7.4       Encryption. For avoidance of doubt, so long as Kiteworks implements measures to encrypt Confidential Information and Protected Data both in transit and at rest, Kiteworks will be deemed to satisfy its obligations to maintain the confidentiality and security of such information pursuant to this Agreement.

8.           Limited Warranties and Disclaimer.

8.1         Limited Kiteworks Solution Performance Warranty.

(a)        Warranty. Kiteworks warrants to Customer that for a period of thirty (30) days after the date of delivery: (i) the media on which the Kiteworks Solution is furnished under normal use will be free from material defects in materials and workmanship; and (ii) the Kiteworks Solution and Open-Source Software will operate in substantial conformance with the Documentation.
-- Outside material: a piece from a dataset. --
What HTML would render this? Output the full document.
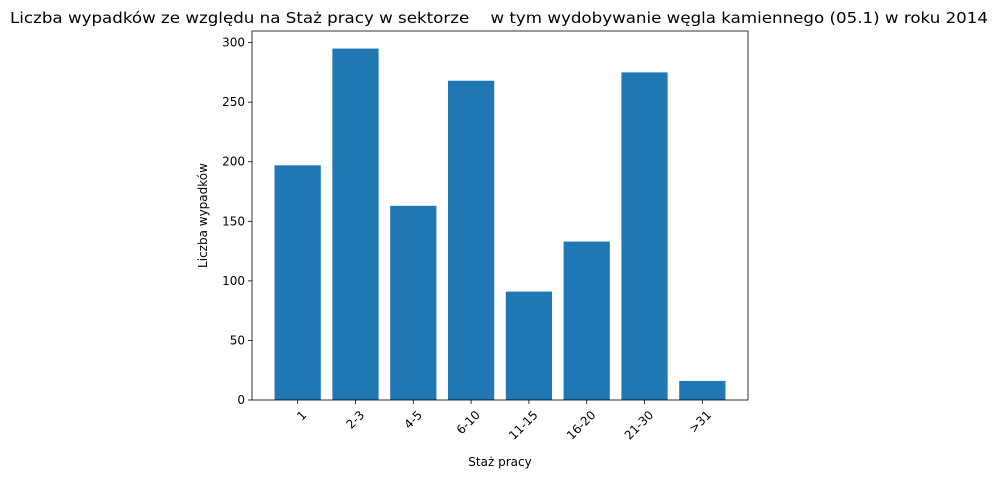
<!DOCTYPE html>
<html><head><meta charset="utf-8"><style>
body{margin:0;background:#fff;}
svg{display:block;font-family:"DejaVu Sans","Liberation Sans",sans-serif;}
</style></head><body>
<svg id="chart" width="999" height="478"></svg>
<script>
const categories=["1","2-3","4-5","6-10","11-15","16-20","21-30",">31"];
const values=[197,295,163,268,91,133,275,16];
const yTicks=[0,50,100,150,200,250,300];
const NS="http://www.w3.org/2000/svg";
const svg=document.getElementById('chart');
const L=252,R=748,T=31,B=400;
const xMin=-0.79,xMax=7.79,yMax=309.75;
const x=v=>L+(v-xMin)/(xMax-xMin)*(R-L);
const y=v=>B-v/yMax*(B-T);
function mk(t,a,txt){const e=document.createElementNS(NS,t);for(const k in a)e.setAttribute(k,a[k]);if(txt!==undefined)e.textContent=txt;svg.appendChild(e);return e;}
values.forEach((v,i)=>{
 const w=(x(0.4)-x(-0.4));
 const r=mk('rect',{x:x(i-0.4),y:y(v),width:w,height:B-y(v),fill:'#1f77b4'});
 
 
 const tk=mk('line',{x1:x(i),x2:x(i),y1:B,y2:B+4,stroke:'#000','stroke-width':0.8});
 
 
 const tx=x(i),ty=B+18;
 const lb=mk('text',{x:tx+4,y:ty,'font-size':12,'text-anchor':'end',transform:`rotate(-45 ${tx+4} ${ty-8})`},categories[i]);
 
 
});
yTicks.forEach(v=>{
 const tk=mk('line',{x1:L-4,x2:L,y1:y(v),y2:y(v),stroke:'#000','stroke-width':0.8});
 
 
 const lb=mk('text',{x:L-7,y:y(v)+4,'font-size':12,'text-anchor':'end'},v);
 
 
});
const fr=mk('rect',{x:L,y:T,width:R-L,height:B-T,fill:'none',stroke:'#000','stroke-width':0.8});


const xt=mk('text',{x:(L+R)/2,y:466,'font-size':12,'text-anchor':'middle'},'Staż pracy');


const yt=mk('text',{x:0,y:0,'font-size':12,'text-anchor':'middle',transform:`translate(207 ${(T+B)/2}) rotate(-90)`},'Liczba wypadków');


const tt=mk('text',{x:10,y:23,'font-size':15,textLength:978,lengthAdjust:'spacingAndGlyphs',style:'white-space:pre'},'Liczba wypadków ze względu na Staż pracy w sektorze    w tym wydobywanie węgla kamiennego (05.1) w roku 2014');


</script>
</body></html>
(b)      Remedy. Any warranty claim must be made by written notice to Kiteworks within the applicable warranty period. Kiteworks’ entire liability and Customer’s exclusive remedy under the warranty in subsection (a) above shall be replacement or repair of the defective media or Kiteworks Solution that does not meet Kiteworks’ limited warranty, and if Kiteworks is unable to repair or replace defective components of the Kiteworks Solution within a reasonable period of time (not to exceed thirty (30) days from Kiteworks’ receipt of Customer’s notice), this Agreement shall terminate, in which case: (i) Kiteworks shall refund all license fees received by Kiteworks for the Kiteworks Solution for the applicable License Term; and (ii) Customer shall uninstall and destroy the nonconforming Kiteworks Solution and certify in writing that it has done the same. Kiteworks is not liable under any warranty or otherwise for defects or liability caused by the use of the Kiteworks Solution in any manner or for any purpose other than that for which it was licensed to Customer, or for causes not within Kiteworks’ reasonable control. Warranties are void if failures are caused in whole or in part by accident, abuse, misuse, or modifications not authorized in writing by Kiteworks.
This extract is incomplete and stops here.